### DATA LINES
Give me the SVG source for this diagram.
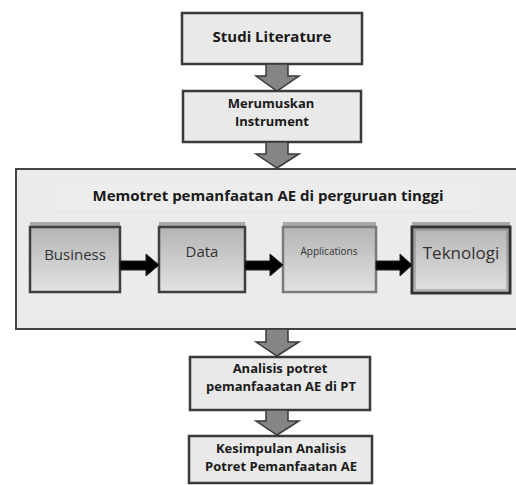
<svg xmlns="http://www.w3.org/2000/svg" width="516" height="485" viewBox="0 0 516 485">
<defs>
<linearGradient id="g" x1="0" y1="0" x2="0" y2="1">
<stop offset="0" stop-color="#b4b4b4"/>
<stop offset="1" stop-color="#e2e2e2"/>
</linearGradient>
<style>
.box{fill:#e9e9e9;stroke:#3a3a3a;stroke-width:2.5}
.outer{fill:#ebebeb;stroke:#444;stroke-width:2}
.inner{fill:url(#g);stroke:#3f3f3f;stroke-width:2.5}
.shade{fill:#a8a8a8}
.bt{font-family:"Open Sans","DejaVu Sans",sans-serif;font-weight:bold;fill:#1a1a1a;text-anchor:middle}
.rt{font-family:"Open Sans","DejaVu Sans",sans-serif;fill:#333;text-anchor:middle}
.down{fill:#858585;stroke:#3a3a3a;stroke-width:1.5}
.right{fill:#000;stroke:#222;stroke-width:1}
</style>
</defs>
<rect width="516" height="485" fill="#fff"/>
<g id="studi">
<rect class="box" x="182" y="13" width="180" height="51"/>
<text class="bt" x="272" y="38" font-size="15" dominant-baseline="middle">Studi Literature</text>
</g>
<g id="merumuskan">
<rect class="box" x="183" y="91" width="178" height="51"/>
<text class="bt" x="271" y="105" font-size="13" dominant-baseline="middle">Merumuskan</text>
<text class="bt" x="272" y="123" font-size="13" dominant-baseline="middle">Instrument</text>
</g>
<g id="memotret">
<rect class="outer" x="16" y="169" width="502" height="160"/>
<rect x="55" y="183" width="425" height="28" fill="#ededed" stroke="#e6e6e6" stroke-width="1"/>
<text class="bt" x="268" y="197" font-size="15" dominant-baseline="middle">Memotret pemanfaatan AE di perguruan tinggi</text>
</g>
<g id="business">
<rect class="shade" x="30" y="222" width="90" height="6"/>
<rect class="inner" x="30" y="227" width="90" height="65"/>
<text class="rt" x="75" y="256" font-size="15" dominant-baseline="middle">Business</text>
</g>
<g id="data">
<rect class="shade" x="159" y="222" width="86" height="6"/>
<rect class="inner" x="159" y="227" width="86" height="65"/>
<text class="rt" x="202" y="253" font-size="15" dominant-baseline="middle">Data</text>
</g>
<g id="applications">
<rect class="shade" x="283" y="222" width="93" height="6"/>
<rect class="inner" x="283" y="227" width="93" height="65" style="stroke:#7a7a7a"/>
<text class="rt" x="329" y="252" font-size="10" dominant-baseline="middle">Applications</text>
</g>
<g id="teknologi">
<rect class="shade" x="412" y="222" width="98" height="6"/>
<rect class="inner" x="412" y="227" width="98" height="66" style="stroke:#333;stroke-width:3"/>
<rect x="415" y="230" width="92" height="60" fill="none" stroke="#777" stroke-width="0.8"/>
<text class="rt" x="461" y="254" font-size="17" dominant-baseline="middle">Teknologi</text>
</g>
<g id="analisis">
<rect class="box" x="190" y="357" width="180" height="53"/>
<text class="bt" x="280" y="370" font-size="13" dominant-baseline="middle">Analisis potret</text>
<text class="bt" x="281" y="388" font-size="13" dominant-baseline="middle">pemanfaaatan AE di PT</text>
</g>
<g id="kesimpulan">
<rect class="box" x="189" y="436" width="183" height="47"/>
<text class="bt" x="281" y="450" font-size="13" dominant-baseline="middle">Kesimpulan Analisis</text>
<text class="bt" x="281" y="468" font-size="13" dominant-baseline="middle">Potret Pemanfaatan AE</text>
</g>
<g id="connectors">
<path class="down" d="M266,64 H288 V76 H299 L277,91 L256,76 H266 Z"/>
<path class="down" d="M266,142 H288 V154 H299 L277,168 L256,154 H266 Z"/>
<path class="down" d="M266,329 H288 V342 H299 L277,356 L256,342 H266 Z"/>
<path class="down" d="M266,410 H288 V421 H299 L277,435 L256,421 H266 Z"/>
<path class="right" d="M120,261 H146 V254 L159,265 L146,276 V270 H120 Z"/>
<path class="right" d="M245,261 H270 V254 L283,265 L270,276 V270 H245 Z"/>
<path class="right" d="M376,261 H400 V254 L412,265 L400,276 V270 H376 Z"/>
</g>
</svg>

### EXERCISE INSTRUCTIONS
Retype the whole listing, keeping every line identical and omitting all pictures.

### REPLY TO THE TASK
Give me the SVG source for this diagram.
<svg xmlns="http://www.w3.org/2000/svg" width="516" height="485" viewBox="0 0 516 485">
<defs>
<linearGradient id="g" x1="0" y1="0" x2="0" y2="1">
<stop offset="0" stop-color="#b4b4b4"/>
<stop offset="1" stop-color="#e2e2e2"/>
</linearGradient>
<style>
.box{fill:#e9e9e9;stroke:#3a3a3a;stroke-width:2.5}
.outer{fill:#ebebeb;stroke:#444;stroke-width:2}
.inner{fill:url(#g);stroke:#3f3f3f;stroke-width:2.5}
.shade{fill:#a8a8a8}
.bt{font-family:"Open Sans","DejaVu Sans",sans-serif;font-weight:bold;fill:#1a1a1a;text-anchor:middle}
.rt{font-family:"Open Sans","DejaVu Sans",sans-serif;fill:#333;text-anchor:middle}
.down{fill:#858585;stroke:#3a3a3a;stroke-width:1.5}
.right{fill:#000;stroke:#222;stroke-width:1}
</style>
</defs>
<rect width="516" height="485" fill="#fff"/>
<g id="studi">
<rect class="box" x="182" y="13" width="180" height="51"/>
<text class="bt" x="272" y="38" font-size="15" dominant-baseline="middle">Studi Literature</text>
</g>
<g id="merumuskan">
<rect class="box" x="183" y="91" width="178" height="51"/>
<text class="bt" x="271" y="105" font-size="13" dominant-baseline="middle">Merumuskan</text>
<text class="bt" x="272" y="123" font-size="13" dominant-baseline="middle">Instrument</text>
</g>
<g id="memotret">
<rect class="outer" x="16" y="169" width="502" height="160"/>
<rect x="55" y="183" width="425" height="28" fill="#ededed" stroke="#e6e6e6" stroke-width="1"/>
<text class="bt" x="268" y="197" font-size="15" dominant-baseline="middle">Memotret pemanfaatan AE di perguruan tinggi</text>
</g>
<g id="business">
<rect class="shade" x="30" y="222" width="90" height="6"/>
<rect class="inner" x="30" y="227" width="90" height="65"/>
<text class="rt" x="75" y="256" font-size="15" dominant-baseline="middle">Business</text>
</g>
<g id="data">
<rect class="shade" x="159" y="222" width="86" height="6"/>
<rect class="inner" x="159" y="227" width="86" height="65"/>
<text class="rt" x="202" y="253" font-size="15" dominant-baseline="middle">Data</text>
</g>
<g id="applications">
<rect class="shade" x="283" y="222" width="93" height="6"/>
<rect class="inner" x="283" y="227" width="93" height="65" style="stroke:#7a7a7a"/>
<text class="rt" x="329" y="252" font-size="10" dominant-baseline="middle">Applications</text>
</g>
<g id="teknologi">
<rect class="shade" x="412" y="222" width="98" height="6"/>
<rect class="inner" x="412" y="227" width="98" height="66" style="stroke:#333;stroke-width:3"/>
<rect x="415" y="230" width="92" height="60" fill="none" stroke="#777" stroke-width="0.8"/>
<text class="rt" x="461" y="254" font-size="17" dominant-baseline="middle">Teknologi</text>
</g>
<g id="analisis">
<rect class="box" x="190" y="357" width="180" height="53"/>
<text class="bt" x="280" y="370" font-size="13" dominant-baseline="middle">Analisis potret</text>
<text class="bt" x="281" y="388" font-size="13" dominant-baseline="middle">pemanfaaatan AE di PT</text>
</g>
<g id="kesimpulan">
<rect class="box" x="189" y="436" width="183" height="47"/>
<text class="bt" x="281" y="450" font-size="13" dominant-baseline="middle">Kesimpulan Analisis</text>
<text class="bt" x="281" y="468" font-size="13" dominant-baseline="middle">Potret Pemanfaatan AE</text>
</g>
<g id="connectors">
<path class="down" d="M266,64 H288 V76 H299 L277,91 L256,76 H266 Z"/>
<path class="down" d="M266,142 H288 V154 H299 L277,168 L256,154 H266 Z"/>
<path class="down" d="M266,329 H288 V342 H299 L277,356 L256,342 H266 Z"/>
<path class="down" d="M266,410 H288 V421 H299 L277,435 L256,421 H266 Z"/>
<path class="right" d="M120,261 H146 V254 L159,265 L146,276 V270 H120 Z"/>
<path class="right" d="M245,261 H270 V254 L283,265 L270,276 V270 H245 Z"/>
<path class="right" d="M376,261 H400 V254 L412,265 L400,276 V270 H376 Z"/>
</g>
</svg>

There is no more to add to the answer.